▼

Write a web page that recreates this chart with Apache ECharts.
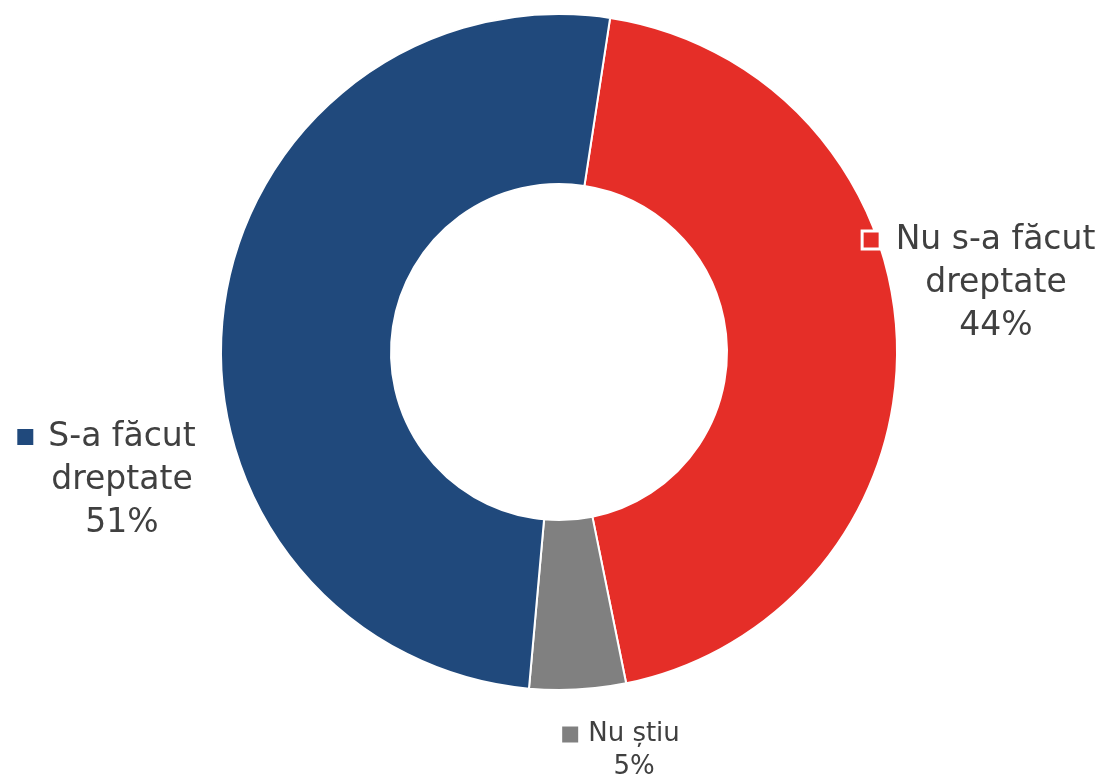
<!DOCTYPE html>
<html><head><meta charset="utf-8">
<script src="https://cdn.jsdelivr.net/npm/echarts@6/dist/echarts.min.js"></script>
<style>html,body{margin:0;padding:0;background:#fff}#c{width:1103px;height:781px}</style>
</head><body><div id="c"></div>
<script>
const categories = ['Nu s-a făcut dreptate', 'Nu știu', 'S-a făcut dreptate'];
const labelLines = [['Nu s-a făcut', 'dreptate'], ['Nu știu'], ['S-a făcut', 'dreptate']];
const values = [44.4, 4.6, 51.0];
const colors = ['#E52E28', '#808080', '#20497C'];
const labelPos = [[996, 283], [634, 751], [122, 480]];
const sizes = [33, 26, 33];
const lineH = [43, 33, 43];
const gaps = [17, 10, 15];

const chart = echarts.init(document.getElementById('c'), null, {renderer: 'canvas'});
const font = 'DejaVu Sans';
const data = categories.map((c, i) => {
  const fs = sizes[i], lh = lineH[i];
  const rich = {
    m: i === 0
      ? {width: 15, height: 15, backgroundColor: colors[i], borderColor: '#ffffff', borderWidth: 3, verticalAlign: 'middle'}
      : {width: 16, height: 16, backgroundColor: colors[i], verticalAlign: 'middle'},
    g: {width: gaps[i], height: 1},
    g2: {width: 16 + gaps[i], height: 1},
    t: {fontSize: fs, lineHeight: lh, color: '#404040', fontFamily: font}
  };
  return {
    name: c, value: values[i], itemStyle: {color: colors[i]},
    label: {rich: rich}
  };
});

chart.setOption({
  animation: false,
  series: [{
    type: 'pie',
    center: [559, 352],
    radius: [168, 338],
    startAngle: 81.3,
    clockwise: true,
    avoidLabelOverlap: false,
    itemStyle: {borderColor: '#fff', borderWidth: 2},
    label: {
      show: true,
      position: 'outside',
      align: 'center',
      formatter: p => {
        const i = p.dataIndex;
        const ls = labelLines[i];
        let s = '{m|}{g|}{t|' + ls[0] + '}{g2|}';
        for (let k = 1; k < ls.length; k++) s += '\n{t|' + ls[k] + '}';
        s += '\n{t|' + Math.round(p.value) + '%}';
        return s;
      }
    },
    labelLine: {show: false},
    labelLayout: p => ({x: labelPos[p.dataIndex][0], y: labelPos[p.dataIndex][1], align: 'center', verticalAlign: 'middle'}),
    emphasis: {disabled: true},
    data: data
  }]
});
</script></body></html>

▲

Do this - Set down again, exactly, the lines of the material above from its first line to the one with "const gaps = [17, 10, 15];", inclusive. Leave the pictures out.

Finished task -
Write a web page that recreates this chart with Apache ECharts.
<!DOCTYPE html>
<html><head><meta charset="utf-8">
<script src="https://cdn.jsdelivr.net/npm/echarts@6/dist/echarts.min.js"></script>
<style>html,body{margin:0;padding:0;background:#fff}#c{width:1103px;height:781px}</style>
</head><body><div id="c"></div>
<script>
const categories = ['Nu s-a făcut dreptate', 'Nu știu', 'S-a făcut dreptate'];
const labelLines = [['Nu s-a făcut', 'dreptate'], ['Nu știu'], ['S-a făcut', 'dreptate']];
const values = [44.4, 4.6, 51.0];
const colors = ['#E52E28', '#808080', '#20497C'];
const labelPos = [[996, 283], [634, 751], [122, 480]];
const sizes = [33, 26, 33];
const lineH = [43, 33, 43];
const gaps = [17, 10, 15];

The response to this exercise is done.